= Vacuum level =

In physics, the vacuum level refers to the energy of a free stationary electron that is outside of any material (it is in a perfect vacuum).
It may be taken as infinitely far away from a solid, or, defined to be near a surface. Its definition and measurement are often discussed in ultraviolet photoelectron spectroscopy literature, for example As the vacuum level is a property of the electron and free space, it is often used as the level of alignment for the energy levels of two different materials. The vacuum level alignment approach may or may not hold due to details of the interface. It is particularly important in the design of vacuum device components such as cathodes.

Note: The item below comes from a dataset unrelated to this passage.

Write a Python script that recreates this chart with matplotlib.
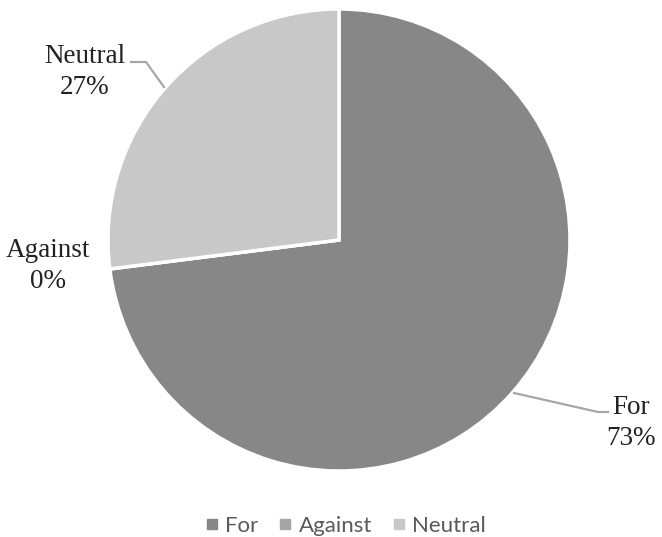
import matplotlib.pyplot as plt
from matplotlib.lines import Line2D

# Stance breakdown
labels = ["For", "Against", "Neutral"]
values = [73, 0, 27]
colors = ["#878787", "#a5a5a5", "#c8c8c8"]

W, H = 662, 537
fig = plt.figure(figsize=(W / 100, H / 100), dpi=100)

# pie centre and radius in pixels
cx, cy, r = 339, 240, 231
ax = fig.add_axes([(cx - r) / W, (H - cy - r) / H, 2 * r / W, 2 * r / H])

ax.pie(
    values,
    colors=colors,
    startangle=90,
    counterclock=False,
    radius=1.0,
    wedgeprops=dict(edgecolor="white", linewidth=2.5),
)
ax.set_xlim(-1, 1)
ax.set_ylim(-1, 1)
ax.set_aspect("equal")
ax.axis("off")


def to_data(px, py):
    return (px - cx) / r, (cy - py) / r


serif = dict(family="Liberation Serif", fontsize=19.5, color="#222222",
             ha="center", va="center", linespacing=1.3)

# data labels
total = sum(values)
pos = {"Neutral": (85, 72), "Against": (48, 266), "For": (631, 423)}
for lab, val in zip(labels, values):
    x, y = to_data(*pos[lab])
    ax.text(x, y, f"{lab}\n{round(100 * val / total)}%", **serif)

# leader lines
lc = "#a6a6a6"
for pts in ([(131, 62), (146, 62), (164, 87)],
            [(514, 393), (598, 412), (608, 412)]):
    xs, ys = zip(*[to_data(*p) for p in pts])
    ax.add_line(Line2D(xs, ys, color=lc, linewidth=1.6, clip_on=False))

# legend
handles = [plt.Line2D([], [], marker="s", linestyle="", markersize=7,
                      markerfacecolor=c, markeredgecolor=c) for c in colors]
fig.legend(handles, labels, loc="center", bbox_to_anchor=(0.522, 1 - 526 / H),
           ncol=3, frameon=False, handlelength=0.6, handletextpad=0.3,
           columnspacing=0.9,
           prop=dict(family="Lato", size=16), labelcolor="#595959")

fig.savefig("out.png", dpi=100)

If defined as being close to a surface, then the vacuum level is typically not a constant due to the equilibrium electric fields in vacuum. The value of the vacuum level depends on the surface chosen due to variations in work function.

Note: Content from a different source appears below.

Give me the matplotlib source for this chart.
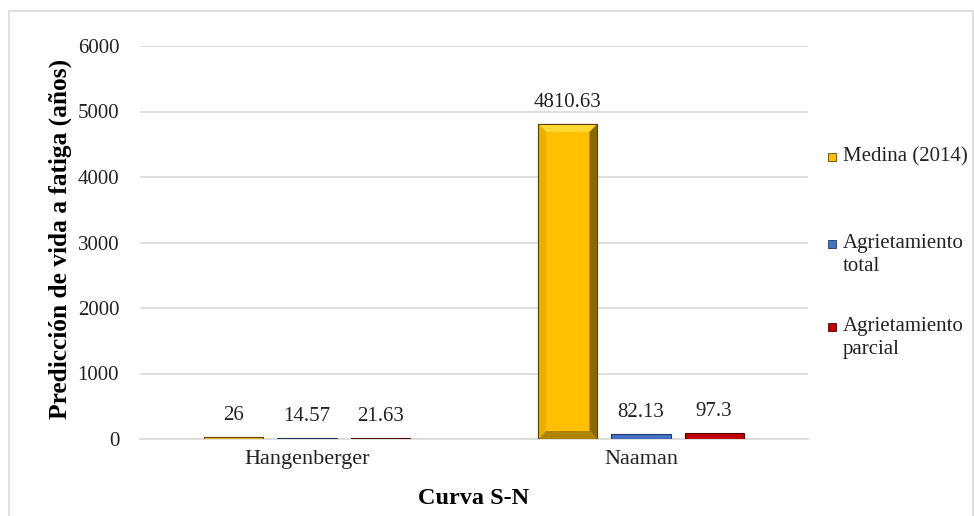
import matplotlib
matplotlib.use("Agg")
import matplotlib.pyplot as plt
import numpy as np
from matplotlib.patches import Rectangle, Polygon

categories = ["Hangenberger", "Naaman"]
series_names = ["Medina (2014)", "Agrietamiento\ntotal", "Agrietamiento\nparcial"]
medina = [26, 4810.63]
agr_total = [14.57, 82.13]
agr_parcial = [21.63, 97.3]
value_labels = [["26", "4810.63"], ["14.57", "82.13"], ["21.63", "97.3"]]
yticks = [0, 1000, 2000, 3000, 4000, 5000, 6000]

colors = ["#FFC000", "#4472C4", "#C00000"]
edges = ["#5A4400", "#1F3864", "#500000"]
tops = ["#FFD835", "#6A92D8", "#D83030"]
lefts = ["#E8B000", "#3D66AE", "#A80000"]
rights = ["#8A6800", "#2A4A80", "#700000"]
bottoms = ["#B08400", "#2F5597", "#800000"]

plt.rcParams['font.family'] = ['Liberation Serif', 'DejaVu Serif']

fig = plt.figure(figsize=(9.74, 5.16), dpi=100)
W, H = 974, 516
ax = fig.add_axes([140 / W, (H - 439) / H, (808 - 140) / W, (439 - 46) / H])

x = np.arange(len(categories))
step = 0.219
width = 0.177
series = [medina, agr_total, agr_parcial]
ax.set_xlim(-0.5, 1.5)
ax.set_ylim(0, 6000)
all_bars = []
for i, vals in enumerate(series):
    pos = x + (i - 1) * step
    bars = ax.bar(pos, vals, width=width, color=colors[i], edgecolor=edges[i],
                  linewidth=0.8, zorder=3)
    all_bars.append(bars)
    for b, lab in zip(bars, value_labels[i]):
        ax.annotate(lab, (b.get_x() + b.get_width() / 2, b.get_height()),
                    xytext=(0, 8.5), textcoords="offset points",
                    ha="center", va="bottom", fontsize=15, color="#222222")

# bevel effect in display coordinates
fig.canvas.draw()
bev = 8
for i, bars in enumerate(all_bars):
    for b in bars:
        x0, y0 = ax.transData.transform((b.get_x(), 0))
        x1, y1 = ax.transData.transform((b.get_x() + b.get_width(), b.get_height()))
        h = y1 - y0
        if h < 2 * bev + 2:
            continue
        ix0, ix1, iy0, iy1 = x0 + bev, x1 - bev, y0 + bev, y1 - bev
        polys = [
            ([(x0, y1), (x1, y1), (ix1, iy1), (ix0, iy1)], tops[i]),
            ([(x0, y0), (x0, y1), (ix0, iy1), (ix0, iy0)], lefts[i]),
            ([(x1, y0), (x1, y1), (ix1, iy1), (ix1, iy0)], rights[i]),
            ([(x0, y0), (x1, y0), (ix1, iy0), (ix0, iy0)], bottoms[i]),
        ]
        for pts, c in polys:
            p = Polygon(np.array(pts), closed=True, transform=None, facecolor=c,
                        edgecolor="none", zorder=3.5)
            ax.add_artist(p)
        ax.add_artist(Rectangle((x0, y0), x1 - x0, h, transform=None, fill=False,
                                edgecolor=edges[i], linewidth=0.8, zorder=3.6))

ax.set_yticks(yticks)
ax.set_yticklabels([str(t) for t in yticks], fontsize=15, color="#222222")
ax.set_xticks(x)
ax.set_xticklabels(categories, fontsize=16, color="#222222")
ax.tick_params(axis="y", length=0, pad=15)
ax.tick_params(axis="x", length=0, pad=8)
ax.grid(axis="y", color="#D9D9D9", linewidth=1.2, zorder=0)
for s in ["top", "right", "left"]:
    ax.spines[s].set_visible(False)
ax.spines["bottom"].set_color("#D9D9D9")
ax.spines["bottom"].set_linewidth(1.2)

ax.set_ylabel("Predicción de vida a fatiga (años)", fontsize=18.3, fontweight="bold")
ax.yaxis.set_label_coords((60 - 140) / (808 - 140), 0.51)
ax.set_xlabel("Curva S-N", fontsize=17.5, fontweight="bold")
ax.xaxis.set_label_coords(0.5, -(499 - 439) / (439 - 46))
ax.xaxis.label.set_va("center")
ax.yaxis.label.set_va("center")

# legend (manual, Excel-like)
leg_items = [(157, 0), (244, 1), (327, 2)]
for yc, i in leg_items:
    fig.patches.append(Rectangle((828 / W, (H - yc - 4) / H), 8 / W, 8 / H,
                                 transform=fig.transFigure, facecolor=colors[i],
                                 edgecolor=edges[i], linewidth=0.6))
    fig.text(843 / W, (H - yc + 10) / H, series_names[i], fontsize=15,
             va="top", ha="left", color="#222222", linespacing=1.3)

# outer border
fig.patches.append(Rectangle((9 / W, -0.01), (973 - 9) / W, (H - 11) / H + 0.01,
                             transform=fig.transFigure, fill=False,
                             edgecolor="#D9D9D9", linewidth=1.2))

fig.savefig("out.png", dpi=100)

The phrase "vacuum level" also occurs often in texts on squeezed light where it refers to an unsqueezed measurement. For example, "Thus, when the noise level in the spectrum analyzer shows broadband squeezing below the vacuum level, it also indicates the presence of entanglement between upper and lower sidebands."
Note that the phrase "vacuum level" may also refer to a measurement of residual pressure in a vacuum system or a device that uses differential pressure such as a carburetor but this usage should be very clear from context.